Q2: Given the global nature of sustainability who in the firm should be overseeing integrating sustainability throughout the company’s operations? Location—within the firm and geographically. More pedestrian: should we make our Sustainability Report more prospective? Use it as a competitive lever rather than a check-the-box? How are we and Who is conducting the exercise?
Q3: Analogous to the C-Suite, who on the board is intimately familiar with sustainability as an operational matter? What is Key: Do those people have on-the-ground experience on sustainability in business operations in multiple international markets? Frankly US firms’ boards of directors are behind the ball compared with other G7 companies.
Scenarios
Scenario One. Your main competitor in your industry—also a U.S.-based firm—announces it will re-enter Russia, which was/is a valuable market, but is doing so not through direct operations in-country but as an exporter.
Should the board discuss this with C suite, and what questions should be posed to make a go/no-go decision?
Scenario Two. The EPA has decided that a prohibited chemical available only from abroad that your firm used in the past as part of its manufacturing process poses less risk than previously thought, but the public is wary of the EPA’s decision.
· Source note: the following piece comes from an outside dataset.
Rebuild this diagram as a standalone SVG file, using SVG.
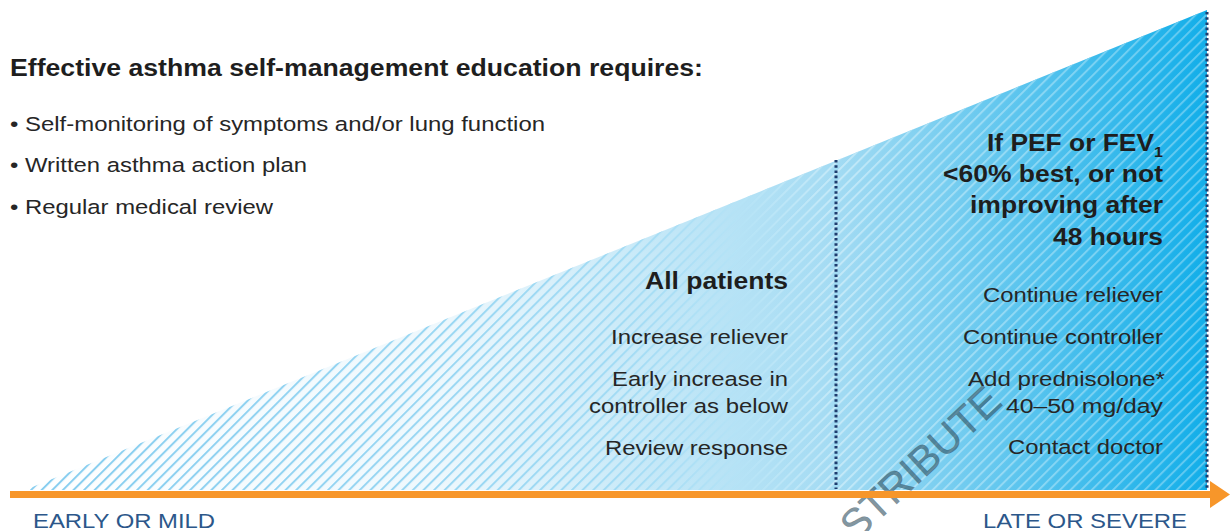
<svg xmlns="http://www.w3.org/2000/svg" width="1230" height="531" viewBox="0 0 1230 531">
  <defs>
    <style>
      .t{font-family:"Liberation Sans",Arial,sans-serif;fill:#262626}
      .h{font-weight:bold;font-size:23px;fill:#1e1e1e}
      .b{font-size:20.5px}
      .r{text-anchor:end}
      .lab{font-family:"Liberation Sans",Arial,sans-serif;font-size:20.5px;fill:#2c578a}
      .dot{stroke:#1f3d6e;stroke-width:3;stroke-dasharray:2.6 2.6;fill:none}
    </style>
    <linearGradient id="bg" gradientUnits="userSpaceOnUse" x1="25" y1="0" x2="1207" y2="0">
      <stop offset="0" stop-color="#ffffff"/>
      <stop offset="0.35" stop-color="#eef8fd"/>
      <stop offset="0.686" stop-color="#a3dbf3"/>
      <stop offset="1" stop-color="#12aee9"/>
    </linearGradient>
    <linearGradient id="sg" gradientUnits="userSpaceOnUse" x1="25" y1="0" x2="1207" y2="0">
      <stop offset="0" stop-color="#86cdef"/>
      <stop offset="0.5" stop-color="#a2dbf4"/>
      <stop offset="0.686" stop-color="#c4e9f8"/>
      <stop offset="1" stop-color="#5ac7f0"/>
    </linearGradient>
    <pattern id="st" patternUnits="userSpaceOnUse" width="20" height="7.5" patternTransform="rotate(-45)">
      <rect x="0" y="0" width="20" height="2" fill="#fff"/>
    </pattern>
    <mask id="m">
      <rect x="0" y="0" width="1230" height="531" fill="url(#st)"/>
    </mask>
    <clipPath id="tri">
      <polygon points="25,490 1207,10 1207,490"/>
    </clipPath>
  </defs>

  <g id="wedge">
    <polygon points="25,490 1207,10 1207,490" fill="url(#bg)"/>
    <rect x="0" y="0" width="1230" height="531" fill="url(#sg)" mask="url(#m)" clip-path="url(#tri)"/>
  </g>

  <g id="watermark">
    <text transform="translate(930,473) rotate(-43)" x="0" y="0" text-anchor="middle" font-family="Liberation Sans, Arial, sans-serif" font-size="41" fill="#2f4f5f" fill-opacity="0.62" stroke="#2f4f5f" stroke-opacity="0.35" stroke-width="0.6" textLength="202" lengthAdjust="spacingAndGlyphs">STRIBUTE</text>
  </g>

  <g id="connectors">
    <line class="dot" x1="836" y1="160" x2="836" y2="489"/>
    <line class="dot" x1="1207" y1="12" x2="1207" y2="489"/>
    <line x1="10" y1="494.5" x2="1213" y2="494.5" stroke="#f7962a" stroke-width="7"/>
    <polygon points="1210,481 1230,494.5 1210,508" fill="#f7962a"/>
  </g>

  <g id="requirements">
    <text x="10" y="76" class="t h" textLength="693" lengthAdjust="spacingAndGlyphs">Effective asthma self-management education requires:</text>
    <text x="10" y="131" class="t b" textLength="535" lengthAdjust="spacingAndGlyphs">• Self-monitoring of symptoms and/or lung function</text>
    <text x="10" y="172" class="t b" textLength="297" lengthAdjust="spacingAndGlyphs">• Written asthma action plan</text>
    <text x="10" y="214" class="t b" textLength="263" lengthAdjust="spacingAndGlyphs">• Regular medical review</text>
  </g>

  <g id="all-patients">
    <text x="788" y="289" class="t h r" textLength="143" lengthAdjust="spacingAndGlyphs">All patients</text>
    <text x="788" y="344" class="t b r" textLength="177" lengthAdjust="spacingAndGlyphs">Increase reliever</text>
    <text x="788" y="386" class="t b r" textLength="176" lengthAdjust="spacingAndGlyphs">Early increase in</text>
    <text x="788" y="413" class="t b r" textLength="199" lengthAdjust="spacingAndGlyphs">controller as below</text>
    <text x="788" y="455" class="t b r" textLength="183" lengthAdjust="spacingAndGlyphs">Review response</text>
  </g>

  <g id="severe">
    <text x="1163" y="151" class="t h r" textLength="176" lengthAdjust="spacingAndGlyphs">If PEF or FEV<tspan font-size="14" dy="6">1</tspan></text>
    <text x="1163" y="182" class="t h r" textLength="220" lengthAdjust="spacingAndGlyphs">&lt;60% best, or not</text>
    <text x="1163" y="213" class="t h r" textLength="193" lengthAdjust="spacingAndGlyphs">improving after</text>
    <text x="1163" y="245" class="t h r" textLength="110" lengthAdjust="spacingAndGlyphs">48 hours</text>
    <text x="1163" y="302" class="t b r" textLength="180" lengthAdjust="spacingAndGlyphs">Continue reliever</text>
    <text x="1163" y="344" class="t b r" textLength="200" lengthAdjust="spacingAndGlyphs">Continue controller</text>
    <text x="1165" y="386" class="t b r" textLength="197" lengthAdjust="spacingAndGlyphs">Add prednisolone*</text>
    <text x="1163" y="413" class="t b r" textLength="157" lengthAdjust="spacingAndGlyphs">40–50 mg/day</text>
    <text x="1163" y="454" class="t b r" textLength="155" lengthAdjust="spacingAndGlyphs">Contact doctor</text>
  </g>

  <g id="axis-labels">
    <text x="33" y="528" class="lab" textLength="182" lengthAdjust="spacingAndGlyphs">EARLY OR MILD</text>
    <text x="1187" y="528" class="lab" text-anchor="end" textLength="204" lengthAdjust="spacingAndGlyphs">LATE OR SEVERE</text>
  </g>
</svg>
Switching back to that chemical would significantly lower your firm’s cost which in turn could result in your firm lowering the price it charges for the final product (of which the chemical is a component), expanding revenues and allow you to hire more workers. How to Handle?
Going Forward
A one-sided focus on reporting compliance with ESG standards and regulations—a rear-view-mirror, static approach—rather than on how to infuse companies’ current and prospective operations, including investment in innovation to capitalize on sustainability opportunities and mitigation of risks—a market-oriented dynamic approach—will not be a winning approach.
It is important to have both on the Board and in the C-suite practitioners in sustainability and extensive on-the-ground international CG business experience. This is no substitute for having advisers.